Editorial

Subvenciones

Hay principios sociológicos tan inmutables como los de la física. Uno de ellos es que cuando se establece una subvención, no habrá político en su sano juicio que ose acabar con ella, con lo cual se perpetuará en el tiempo, como la guardia que Napoleón III puso ante un banco de Versalles recién pintado, para evitar que alguien se manchase, y allí se mantuvo medio siglo sin que nadie se preguntase por qué.
Las subvenciones generalizadas son consolidables por naturaleza y se convierten en perversas, como ha comprobado Europa con muchas de las ayudas agrarias. Pero se supone que cosechan votos, sobre todo el primer año. Esa razón, y no la justicia, nos está sumergiendo en una realidad de recolectores de unas ayudas que nacieron para aliviar problemas temporales y con las que, sin embargo, habremos de convivir ya de por vida.
Hay pocos ejemplos más claros que lo ocurrido con las subvenciones para el enterramiento de las vacas que mueren de forma natural o por accidente. Desde hace dos años deberían estar siendo incineradas, pero ya se sabe que es mucho más fácil escribir el Boletín Oficial que resolver el problema, y en Cantabria no había hornos a dónde llevarlas, así que hubo que volver a autorizar provisionalmente el enterramiento en las fincas, como se ha hecho toda la vida, aunque esta práctica fuese ilegal en el resto del país.
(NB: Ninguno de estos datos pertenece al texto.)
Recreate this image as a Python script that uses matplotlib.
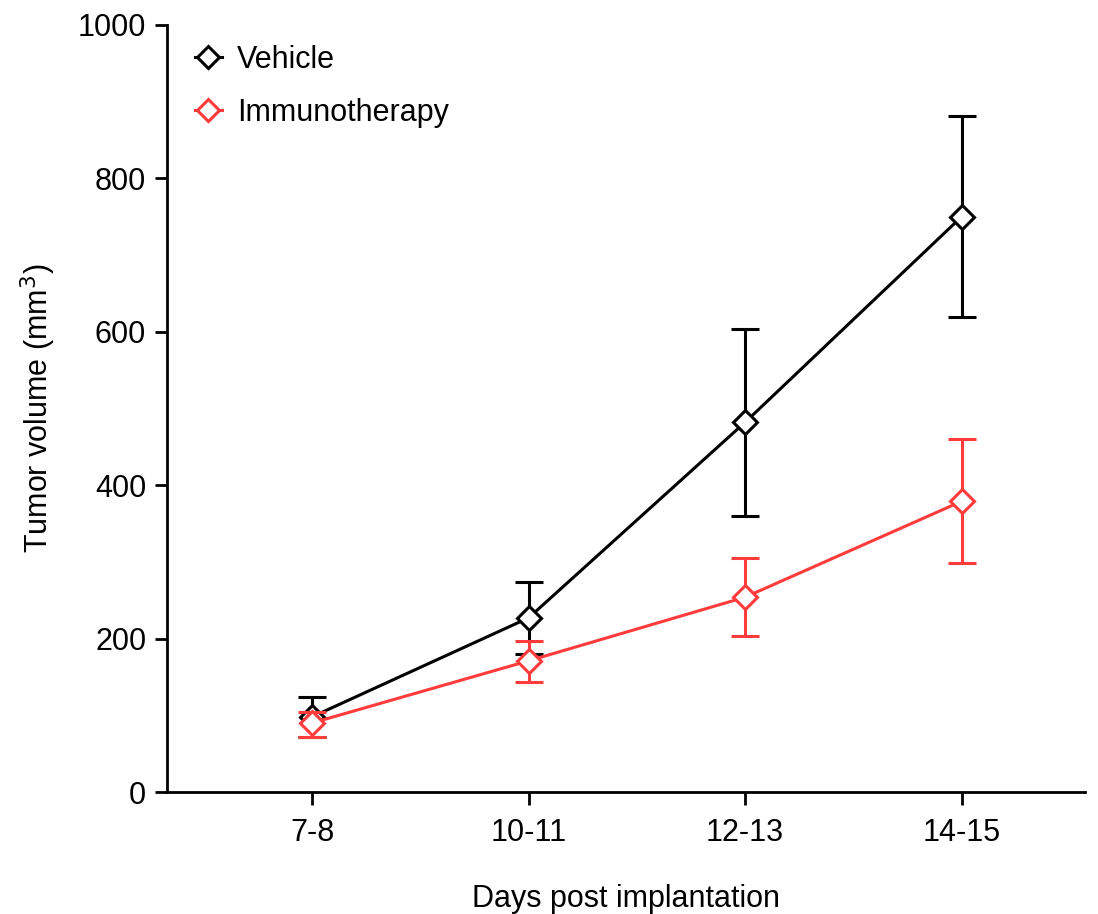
import matplotlib
matplotlib.use("Agg")
import matplotlib.pyplot as plt
from matplotlib.lines import Line2D

plt.rcParams['font.family'] = ['Liberation Sans', 'DejaVu Sans']

categories = ["7-8", "10-11", "12-13", "14-15"]
vehicle = [98, 227, 482, 750]
vehicle_upper = [124, 274, 604, 881]
vehicle_lower = [72, 180, 360, 619]
immuno = [90, 171, 254, 379]
immuno_upper = [104, 197, 305, 460]
immuno_lower = [72, 143, 203, 299]
y_ticks = [0, 200, 400, 600, 800, 1000]

RED = '#ff3b3b'

fig = plt.figure(figsize=(10.98, 9.14), dpi=100)
ax = fig.add_axes([167/1098, 1-792/914, (1085-167)/1098, (792-25)/914])

x = list(range(len(categories)))

def plot_series(vals, up, lo, color, label, z):
    yerr = [[v - l for v, l in zip(vals, lo)], [u - v for u, v in zip(up, vals)]]
    ax.errorbar(x, vals, yerr=yerr, color=color, lw=2.2, marker='D', ms=12.5,
                mfc='white', mec=color, mew=2.2, capsize=10, capthick=2.2,
                elinewidth=2.2, zorder=z, label=label)

plot_series(vehicle, vehicle_upper, vehicle_lower, 'black', 'Vehicle', 3)
plot_series(immuno, immuno_upper, immuno_lower, RED, 'Immunotherapy', 4)

ax.set_xlim(-0.67, 3.57)
ax.set_ylim(0, 1000)
ax.set_xticks(x)
ax.set_xticklabels(categories)
ax.set_yticks(y_ticks)
for s in ['top', 'right']:
    ax.spines[s].set_visible(False)
for s in ['left', 'bottom']:
    ax.spines[s].set_linewidth(2)
ax.tick_params(axis='both', width=2, length=9, labelsize=22, direction='out')
ax.tick_params(axis='y', pad=6)
ax.tick_params(axis='x', pad=10)

ax.set_xlabel("Days post implantation", fontsize=22, labelpad=26)
ax.set_ylabel("Tumor volume (mm$^3$)", fontsize=22, labelpad=14)

handles = [Line2D([0], [0], color='black', lw=2.2, marker='D', ms=11, mfc='white', mec='black', mew=2.2),
           Line2D([0], [0], color=RED, lw=2.2, marker='D', ms=11, mfc='white', mec=RED, mew=2.2)]
leg = ax.legend(handles, ['Vehicle', 'Immunotherapy'], loc='upper left', bbox_to_anchor=(0.0, 1.01),
                frameon=False, fontsize=22, handlelength=0.9, handletextpad=0.5, labelspacing=0.75)

fig.savefig("out.png", dpi=100)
Ahora que todo el mundo se ha olvidado de las vacas locas, tenemos por fin nuestro horno (el coste y el retraso daría para otro comentario) pero eso no resolvió nada, sino que hizo que arreciaran los problemas. La Consejería de Ganadería se había hecho cargo temporalmente de los costes de recogida y envío hasta Meruelo, que en Cantabria son disparatados en comparación con otras comunidades –más de 40.000 pesetas por animal–, pero la subvención tenía fecha de caducidad y desde enero iban a ser los ganaderos quienes sufragasen el gasto porque, al fin y al cabo, que se muera un animal en las granjas es una incidencia ordinaria, que siempre se ha producido y siempre se producirá.
Para evitar lo que ya se temía, la Consejería propició un seguro que cubriese estos riesgos, del que sufragaba buena parte de la prima. Aparentemente, la solución era muy aceptable para los ganaderos, porque la Administración –es decir, todos nosotros– seguía corriendo con buen parte de los costes. Sin embargo, hasta el día de hoy no ha sido posible ponerlo en práctica. Ante las manifestaciones y la proximidad de las elecciones, el Gobierno anterior dio marcha atrás para volver de nuevo al gratis total, situación en la que permanecemos.

Así que hemos construido un horno incinerador que nos ha costado cientos de millones de pesetas, tenemos seis camiones de la Consejería de Ganadería recorriendo las carreteras de la región para recoger todos los animales que se mueren de forma natural y nos vemos obligados a asumir el coste de destruir más de 12.000 cadáveres al año. Todo sea por la tranquilidad en el campo.
Sirva a modo de ejemplo de lo que acaba ocurriendo con las políticas masivas de subvenciones, que no son privativas de una sola consejería, y basta ver la cascada de convocatorias de ayudas de todo tipo que aparecen en el Boletín Oficial de Cantabria en los primeros meses de cada año. Es un mal que cada día se generaliza más y que como algunas enfermedades invasivas, no tiene retorno, como comprobó Aznar, que nunca logró acabar con el PER. Pero lo peor es que existe la convicción íntima en muchos organismos públicos de que no sirven para nada de lo que se supone que debían servir: crear empresas, propiciar la innovación, impulsar el comercio, modernizar el campo y tantos otros voluntariosos objetivos.
Lo que no cabe entender es que los partidos sigan suponiendo que esa política proporciona votos. Posiblemente sea cierto el primer año. Luego, como comprobó el gabinete de Martínez Sieso, que derrochó dinero en este campo, cuando la subvención se convierte en una costumbre, el perceptor la entiende como un derecho inalienable y deja de recordar quién la estableció. Al que no olvidará jamás es a quien pretenda suprimirla.